The services and apps that fail this test are the ones that lock your library into a proprietary database, like some older Mac apps, or that throttle exports so heavily a full pull takes weeks. Avoid those. The Narrative cloud, when it went dark, gave its users a download window of weeks. Plenty of people missed it. The lesson is not to admire your archive tool. The lesson is to test the door on the way in.

Frequently asked questions

What's the best personal archive tool in 2026?

There isn't a universal best. For most people, a managed cloud like iCloud or Google Photos plus an annual local export is fine. If you want long-term control, run Immich or Synology Photos at home and keep a cloud bucket as the off-site copy. The right tool is the one you'll actually maintain for a decade.

Should I trust iCloud or Google Photos with my only copy?

No. Trust them as one copy of three. Both are reliable on a five-year horizon and neither is guaranteed on a thirty-year one. Account lockouts, policy changes, and pricing shifts are the realistic failure modes, not data loss. Keep an export you control.

What is Immich?

Immich is an open-source, self-hosted photo and video management app. It runs in Docker on a home server or NAS, gives you a Google Photos-style interface, runs face recognition and search locally, and stores files as plain folders on disk.
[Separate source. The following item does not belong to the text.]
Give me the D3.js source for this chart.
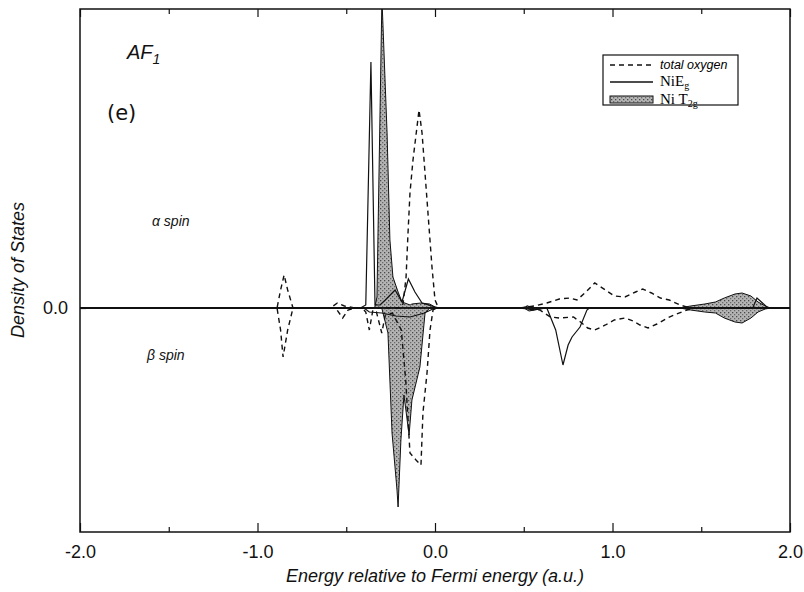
<!DOCTYPE html>
<html>
<head>
<meta charset="utf-8">
<script src="https://cdn.jsdelivr.net/npm/d3@7"></script>
<style>
body{margin:0;background:#fff;}
svg{display:block;}
.tick text{font-family:"Liberation Sans",Arial,sans-serif;font-size:18px;fill:#111;}
</style>
</head>
<body>
<svg></svg>
<script>
//x axis tick labels and the y axis one
var xTicks = [-2, -1, 0, 1, 2]
var xMinorTicks = [-1.5, -0.5, 0.5, 1.5]
var yTicks = [0]

//each series is [energy, density] ; alpha spin is up, beta spin is down
var oxygenAlpha = [[-2,0],[-0.89,0],[-0.87,0.18],[-0.85,0.33],[-0.83,0.18],[-0.80,0],
    [-0.59,0],[-0.55,0.05],[-0.51,0.02],[-0.45,0],
    [-0.20,0],[-0.18,0.04],[-0.163,0.31],[-0.152,0.75],[-0.141,1.15],[-0.124,1.48],[-0.09,1.98],
    [-0.073,1.75],[-0.045,1.08],[-0.017,0.41],[0.0,0.08],[0.02,0],
    [0.48,0],[0.56,0.02],[0.63,0.05],[0.70,0.09],[0.76,0.10],[0.80,0.08],[0.85,0.16],[0.90,0.25],
    [0.96,0.18],[1.01,0.12],[1.07,0.11],[1.13,0.16],[1.17,0.19],[1.22,0.15],[1.27,0.10],[1.32,0.08],
    [1.38,0.03],[1.44,0],[2,0]]

var oxygenBeta = [[-2,0],[-0.89,0],[-0.87,-0.22],[-0.856,-0.49],[-0.83,-0.22],[-0.80,0],
    [-0.56,0],[-0.52,-0.10],[-0.49,-0.02],[-0.45,0],
    [-0.41,0],[-0.39,-0.04],[-0.37,-0.22],[-0.35,-0.02],[-0.33,-0.04],[-0.30,-0.25],[-0.28,-0.07],
    [-0.24,-0.05],[-0.19,-0.22],[-0.165,-0.72],[-0.152,-1.12],[-0.141,-1.45],[-0.107,-1.52],
    [-0.079,-1.57],[-0.068,-1.05],[-0.045,-0.65],[-0.028,-0.22],[-0.011,-0.02],[0.01,0],
    [0.48,0],[0.59,-0.02],[0.65,-0.09],[0.70,-0.10],[0.78,-0.09],[0.82,-0.14],[0.86,-0.20],[0.90,-0.22],
    [0.96,-0.17],[1.01,-0.12],[1.07,-0.10],[1.115,-0.13],[1.155,-0.17],[1.20,-0.20],[1.25,-0.16],
    [1.31,-0.10],[1.36,-0.06],[1.42,-0.02],[1.47,0],[2,0]]

var niEgAlpha = [[-2,0],[-0.42,0],[-0.39,0.03],[-0.361,2.46],[-0.338,0.03],[-0.31,0.03],[-0.28,0.08],
    [-0.225,0.18],[-0.186,0.06],[-0.15,0.29],[-0.113,0.16],[-0.073,0.05],[0,0.01],[0.03,0],
    [0.50,0],[0.52,0.02],[0.55,0],
    [1.79,0],[1.814,0.10],[1.876,0],[2,0]]

var niEgBeta = [[-2,0],[-0.40,0],[-0.37,-0.04],[-0.30,-0.05],[-0.22,-0.08],[-0.14,-0.09],[-0.06,-0.05],[0,0],
    [0.50,0],[0.55,-0.02],[0.63,0],[0.68,-0.22],[0.721,-0.57],[0.75,-0.37],[0.772,-0.29],[0.817,-0.19],
    [0.856,-0.02],[0.87,0],[2,0]]

var niT2gAlpha = [[-2,0],[-0.34,0],[-0.327,0.11],[-0.299,3.1],[-0.270,1.75],[-0.254,0.68],[-0.237,0.31],
    [-0.208,0.16],[-0.186,0.06],[-0.14,0.03],[-0.13,0.04],[-0.08,0.05],[-0.03,0.04],[0,0.01],[0.02,0],
    [1.38,0],[1.44,0.02],[1.52,0.04],[1.58,0.06],[1.63,0.10],[1.69,0.14],[1.73,0.15],[1.78,0.12],
    [1.82,0.06],[1.86,0.02],[1.89,0],[2,0]]

var niT2gBeta = [[-2,0],[-0.30,0],[-0.293,-0.05],[-0.265,-0.25],[-0.242,-1.25],[-0.214,-1.82],[-0.208,-1.99],
    [-0.192,-1.32],[-0.175,-0.87],[-0.146,-1.27],[-0.130,-0.92],[-0.085,-0.59],[-0.056,-0.05],[-0.03,0],
    [0.50,0],[0.53,-0.03],[0.59,-0.01],[0.62,0],
    [1.38,0],[1.44,-0.02],[1.52,-0.04],[1.58,-0.05],[1.63,-0.10],[1.69,-0.14],[1.73,-0.15],[1.78,-0.10],
    [1.82,-0.04],[1.86,-0.01],[1.89,0],[2,0]]

var makeTranslateString = function(x,y)
{
    return "translate("+x+","+y+")";
}

var fmt = function(d){ return d.toFixed(1); }

var drawCurves = function(target,xScale,yScale)
{
    var area = d3.area()
        .x(function(d){ return xScale(d[0]); })
        .y0(yScale(0))
        .y1(function(d){ return yScale(d[1]); })

    var line = d3.line()
        .x(function(d){ return xScale(d[0]); })
        .y(function(d){ return yScale(d[1]); })

    target.selectAll("path.t2g")
        .data([niT2gAlpha,niT2gBeta])
        .enter()
        .append("path")
        .classed("t2g",true)
        .attr("d",area)
        .attr("fill","url(#stipple)")
        .attr("stroke","#111")
        .attr("stroke-width",1)

    target.selectAll("path.eg")
        .data([niEgAlpha,niEgBeta])
        .enter()
        .append("path")
        .classed("eg",true)
        .attr("d",line)
        .attr("fill","none")
        .attr("stroke","#111")
        .attr("stroke-width",1.2)

    target.selectAll("path.oxy")
        .data([oxygenAlpha,oxygenBeta])
        .enter()
        .append("path")
        .classed("oxy",true)
        .attr("d",line)
        .attr("fill","none")
        .attr("stroke","#111")
        .attr("stroke-width",1.4)
        .attr("stroke-dasharray","5,4")

    //zero line
    target.append("line")
        .attr("x1",xScale(-2)).attr("x2",xScale(2))
        .attr("y1",yScale(0)).attr("y2",yScale(0))
        .attr("stroke","#111")
        .attr("stroke-width",1.3)
}

var drawAxes = function(svg,margins,graph,xScale,yScale)
{
    svg.append("g")
        .attr("transform",makeTranslateString(0,margins.top+graph.height))
        .call(d3.axisBottom(xScale).tickValues(xTicks).tickFormat(fmt)
              .tickSizeInner(-9).tickSizeOuter(0).tickPadding(13))
    svg.append("g")
        .attr("transform",makeTranslateString(0,margins.top+graph.height))
        .call(d3.axisBottom(xScale).tickValues(xMinorTicks).tickFormat("")
              .tickSizeInner(-5).tickSizeOuter(0))
    svg.append("g")
        .attr("transform",makeTranslateString(0,margins.top))
        .call(d3.axisTop(xScale).tickValues(xTicks).tickFormat("")
              .tickSizeInner(-8).tickSizeOuter(0))
    svg.append("g")
        .attr("transform",makeTranslateString(0,margins.top))
        .call(d3.axisTop(xScale).tickValues(xMinorTicks).tickFormat("")
              .tickSizeInner(-5).tickSizeOuter(0))
    svg.append("g")
        .attr("transform",makeTranslateString(margins.left,0))
        .call(d3.axisLeft(yScale).tickValues(yTicks).tickFormat(fmt)
              .tickSizeInner(-6).tickSizeOuter(0).tickPadding(12))

    svg.selectAll(".domain").remove()
    svg.selectAll(".tick line").attr("stroke","#111").attr("stroke-width",1.2)

    svg.append("rect")
        .attr("x",margins.left)
        .attr("y",margins.top)
        .attr("width",graph.width)
        .attr("height",graph.height)
        .attr("fill","none")
        .attr("stroke","#111")
        .attr("stroke-width",1.5)
}

var drawLabels = function(svg,margins,graph)
{
    var labels = svg.append("g")
        .style("font-family","'Liberation Sans',Arial,sans-serif")
        .attr("fill","#111")

    labels.append("text")
        .text("Energy relative to Fermi energy (a.u.)")
        .attr("x",margins.left+graph.width/2)
        .attr("y",582)
        .attr("text-anchor","middle")
        .attr("font-size",18)
        .attr("font-style","italic")

    labels.append("text")
        .text("Density of States")
        .attr("transform","translate(24,270) rotate(-90)")
        .attr("text-anchor","middle")
        .attr("font-size",18)
        .attr("font-style","italic")

    var af = labels.append("text")
        .attr("x",127).attr("y",59)
        .attr("font-size",20)
        .attr("font-style","italic")
    af.append("tspan").text("AF")
    af.append("tspan").text("1").attr("font-size",14).attr("dy",5)

    labels.append("text")
        .text("(e)")
        .attr("x",107).attr("y",120)
        .attr("font-size",21)
        .style("font-family","'DejaVu Sans',sans-serif")

    labels.append("text")
        .text("\u03b1 spin")
        .attr("x",152).attr("y",226)
        .attr("font-size",14)
        .attr("font-style","italic")

    labels.append("text")
        .text("\u03b2 spin")
        .attr("x",147).attr("y",360)
        .attr("font-size",14)
        .attr("font-style","italic")
}

var drawLegend = function(svg)
{
    var legend = svg.append("g").attr("transform",makeTranslateString(603,55))

    legend.append("rect")
        .attr("width",135).attr("height",50)
        .attr("fill","#fff").attr("stroke","#111").attr("stroke-width",1.2)

    legend.append("line")
        .attr("x1",7).attr("x2",50).attr("y1",10).attr("y2",10)
        .attr("stroke","#111").attr("stroke-width",1.4).attr("stroke-dasharray","5,4")
    legend.append("text")
        .text("total oxygen")
        .attr("x",57).attr("y",14)
        .attr("font-size",12.5)
        .attr("font-style","italic")
        .style("font-family","'Liberation Sans',Arial,sans-serif")

    legend.append("line")
        .attr("x1",7).attr("x2",50).attr("y1",27).attr("y2",27)
        .attr("stroke","#111").attr("stroke-width",1.3)
    var eg = legend.append("text")
        .attr("x",57).attr("y",31)
        .attr("font-size",15)
        .style("font-family","'Liberation Serif','Times New Roman',serif")
    eg.append("tspan").text("NiE")
    eg.append("tspan").text("g").attr("font-size",10).attr("dy",3)

    legend.append("rect")
        .attr("x",7).attr("y",41).attr("width",43).attr("height",7)
        .attr("fill","url(#stipple)").attr("stroke","#111").attr("stroke-width",1)
    var t2 = legend.append("text")
        .attr("x",57).attr("y",49)
        .attr("font-size",15)
        .style("font-family","'Liberation Serif','Times New Roman',serif")
    t2.append("tspan").text("Ni T")
    t2.append("tspan").text("2g").attr("font-size",10).attr("dy",3)
}

var initGraph = function()
{
    var screen = {width:804,height:592}
    var margins = {left:80,right:14,top:9,bottom:60}
    var graph =
        {
            width:screen.width-margins.left-margins.right,
            height:screen.height-margins.top-margins.bottom
        }

    var svg = d3.select("svg")
        .attr("width",screen.width)
        .attr("height",screen.height)

    var defs = svg.append("defs")
    var pat = defs.append("pattern")
        .attr("id","stipple")
        .attr("patternUnits","userSpaceOnUse")
        .attr("width",4).attr("height",4)
    pat.append("rect").attr("width",4).attr("height",4).attr("fill","#b4b4b4")
    pat.append("rect").attr("x",0).attr("y",0).attr("width",1.3).attr("height",1.3).attr("fill","#4a4a4a")
    pat.append("rect").attr("x",2).attr("y",2).attr("width",1.3).attr("height",1.3).attr("fill","#6a6a6a")

    defs.append("clipPath").attr("id","plotclip")
        .append("rect")
        .attr("x",margins.left).attr("y",margins.top)
        .attr("width",graph.width).attr("height",graph.height)

    var xScale = d3.scaleLinear()
        .domain([-2,2])
        .range([margins.left,margins.left+graph.width])

    //0 sits at y=308, 100px per unit
    var yScale = d3.scaleLinear()
        .domain([-2.24,2.99])
        .range([margins.top+graph.height,margins.top])

    var target = svg.append("g")
        .attr("clip-path","url(#plotclip)")

    drawCurves(target,xScale,yScale)
    drawAxes(svg,margins,graph,xScale,yScale)
    drawLabels(svg,margins,graph)
    drawLegend(svg)
}

initGraph()
</script>
</body>
</html>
The data is yours, the AI is yours, and the price is the electricity to run it.

How much does a home NAS cost in 2026?

A two-bay Synology or QNAP unit with 8 TB of usable storage lands somewhere in the US$500 to US$900 range once you've bought drives. A self-built mini-PC with TrueNAS can be cheaper, especially if you reuse a desktop. Add another US$50 to US$120 a year for the off-site cloud bucket you should also be running.

Can I move my photos from Google Photos to Immich?

Yes. Google Takeout lets you export your entire library as ZIPs, with the original files and a JSON sidecar for each photo holding the metadata. Immich has an importer that reads those sidecars and reconstructs dates, locations, and album structure. The migration is tedious for a large library, but it works, and it is one of the strongest arguments for Immich existing at all.